Giving yourself your own grade, expressing your emotions to your professor, and experimenting with data: Inspiring ideas for economics education

Author: June Hong

BSc Economics Y1
TeachECONference2021 Student Partner

As the world changes, education must change. This is especially true for the field of economics, which is influenced tremendously by world events. The first session of TeachECONference2021 was marked by both precise analysis of the current state of economics education and innovative ideas to carry economics forward.

Student feedback that acknowledges human emotion

Tobias Brevik of Florida State University presented about ‘Acquiring Actionable Student Feedback in Real Time Through Graded Questionnaires’. Tobias’ questionnaires are unique from others in a few ways. Firstly, they are graded, which increased participation massively; their questionnaires had a 98% participation rate, compared to the 50% of normal end of semester surveys. Secondly, there are many open ended questions. Although this probably makes it harder to view data in a simplified manner, it allows for much richer information that often includes ‘actionable feedback’, which provides suggestions for modifications. Last but not least, questions ask about emotions – what made the student feel positive/negative emotions, etc. Tobias says this acknowledges that humans are emotional and gives students a way to think properly about their experience. I felt that the last point was especially important for making student surveys actually useful. In our Economics course at UCL, we are also given questionnaires at the end of each term. Although they are extensive, many students, admittedly including myself, do not give too much thought answering the questions. If the questionnaires included components where we could express our emotions rather than answering cold questions, it may be easier to think back to what we felt during the term and give honest thoughts.

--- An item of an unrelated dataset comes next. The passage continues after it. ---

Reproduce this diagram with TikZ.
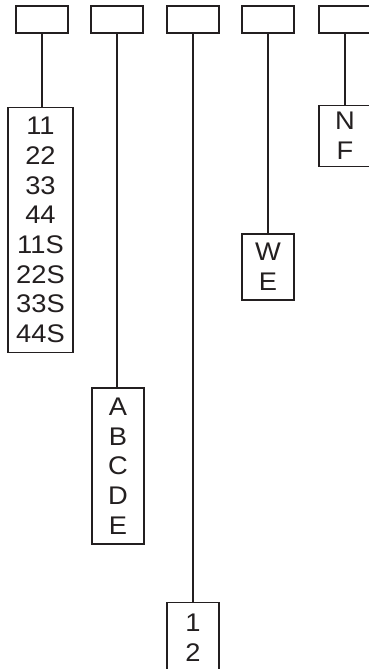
\documentclass[tikz,border=0pt]{standalone}
\usepackage{fontspec}
\setmainfont{Liberation Sans}[FakeStretch=1.07]
\definecolor{linec}{RGB}{35,31,32}
\begin{document}
\begin{tikzpicture}[x=1pt,y=-1pt,
  topbox/.style={draw=linec, line width=1.9pt, minimum width=52.5pt, minimum height=27pt, inner sep=0pt},
  labbox/.style={draw=linec, line width=1.9pt, inner sep=0pt, align=center, text=linec,
    font=\fontsize{25.5}{29.7}\selectfont},
  wire/.style={draw=linec, line width=1.9pt}]
\useasboundingbox[fill=white] (0,0) rectangle (369,669);
% top boxes
\node[topbox] (t1) at (42,19.5) {};
\node[topbox] (t2) at (117,19.5) {};
\node[topbox] (t3) at (193,19.5) {};
\node[topbox] (t4) at (268,19.5) {};
\node[topbox] (t5) at (345,19.5) {};
% label boxes
\node[labbox, minimum width=65pt, minimum height=245pt] (b1) at (40.5,230) {11\\22\\33\\44\\11S\\22S\\33S\\44S};
\node[labbox, minimum width=52pt, minimum height=156pt] (b2) at (118,466) {A\\B\\C\\D\\E};
\node[labbox, minimum width=52pt, minimum height=70pt] (b3) at (193,637.5) {1\\2};
\node[labbox, minimum width=52pt, minimum height=66pt] (b4) at (268,267) {W\\E};
\node[labbox, minimum width=52pt, minimum height=61pt] (b5) at (345,136) {N\\F};
% connectors
\draw[wire] (t1.south) -- (t1.south |- b1.north);
\draw[wire] (t2.south) -- (t2.south |- b2.north);
\draw[wire] (t3.south) -- (t3.south |- b3.north);
\draw[wire] (t4.south) -- (t4.south |- b4.north);
\draw[wire] (t5.south) -- (t5.south |- b5.north);
\end{tikzpicture}
\end{document}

Various ways data is used in teaching economics

Studying economics means working with a lot of data. In ‘Developing the Role of Data in Teaching Introductory Microeconomics’, Tim Burnett of Aston University provides a deep insight into different ways data is used by educators. Tim divides the use of data into two conceptual frameworks: stimulation and reinforcement. For the former, data is shown before the theory to get students’ attention, while for the latter, it is shown after to support a theoretical idea that has already been introduced. He also classifies two broad strategies that are employed in teaching with data: transmissive, where the lecturer processes and presents data to students, and transactional, where students are given the time and space to work and experiment with the data themselves. Tim surveyed educators on how they use data and found that half of all respondents used data solely transactionally and for reinforcement. The second biggest group was those who use data for both stimulation and reinforcement, with a mix of transmissive and transactional strategies. Based on my experience in first year, the UCL Economics course seems to use data like the latter group. Often, we are shown interesting graphs or statistics to start off a new unit, and more data is shown throughout along with theoretical concepts. Students also get many opportunities to experiment with data in assignments. The fact that our course’s methods is not that of the majority seems to show the diversity of educational methods across institutions.

Self-grading

In ‘Un- (or Self-) Grading: Reflections from an Upper-Level Elective’, Sarah Jacobson of Williams College makes a proposal that is certainly exciting for students. She experimented allowing students to give themselves a grade based on learning and growth objectives. The professor can then accept or overturn the grade. Sarah quotes Jesse Stommel, one of the pioneers of ‘ungrading’, who believes grades create “hostile relationships between students and teachers”. After a semester of trying this system of self-grading, Sarah found that while most students proposed A’s, there were a few who proposed lower grades. Notably, the students who gave themselves a high grade explained thoughtfully what their journey was like and how they met their objectives. In other words, students did not simply give themselves a free A. More importantly, Sarah says some students reported feeling a lot more intellectual freedom. Instead of working to meet a specific criterion and obsessing over grades, students could experiment and improve their understandings in their own ways. ‘Different types of smarts’ were respected. I believe the UCL Economics department should experiment with self-grading, too. It may sound like I say that out of self-interest just to get easy grades, but I think most students would be able to say that focusing on grades so much distracts us from becoming genuinely, academically interested in our field of study. Instead of exploring our own ways of thinking, we look for model solutions and rubrics in the hope that we’ll get a higher grade. We should certainly see if Sarah’s positive experience with self-grading could be replicated here at UCL.

This session highlighted how economics education is constantly undergoing innovation. I was able to catch a glimpse at what sort of process educators go through to deliver the interesting courses we study now. It will certainly be exciting to see the ideas presented today being adopted at UCL.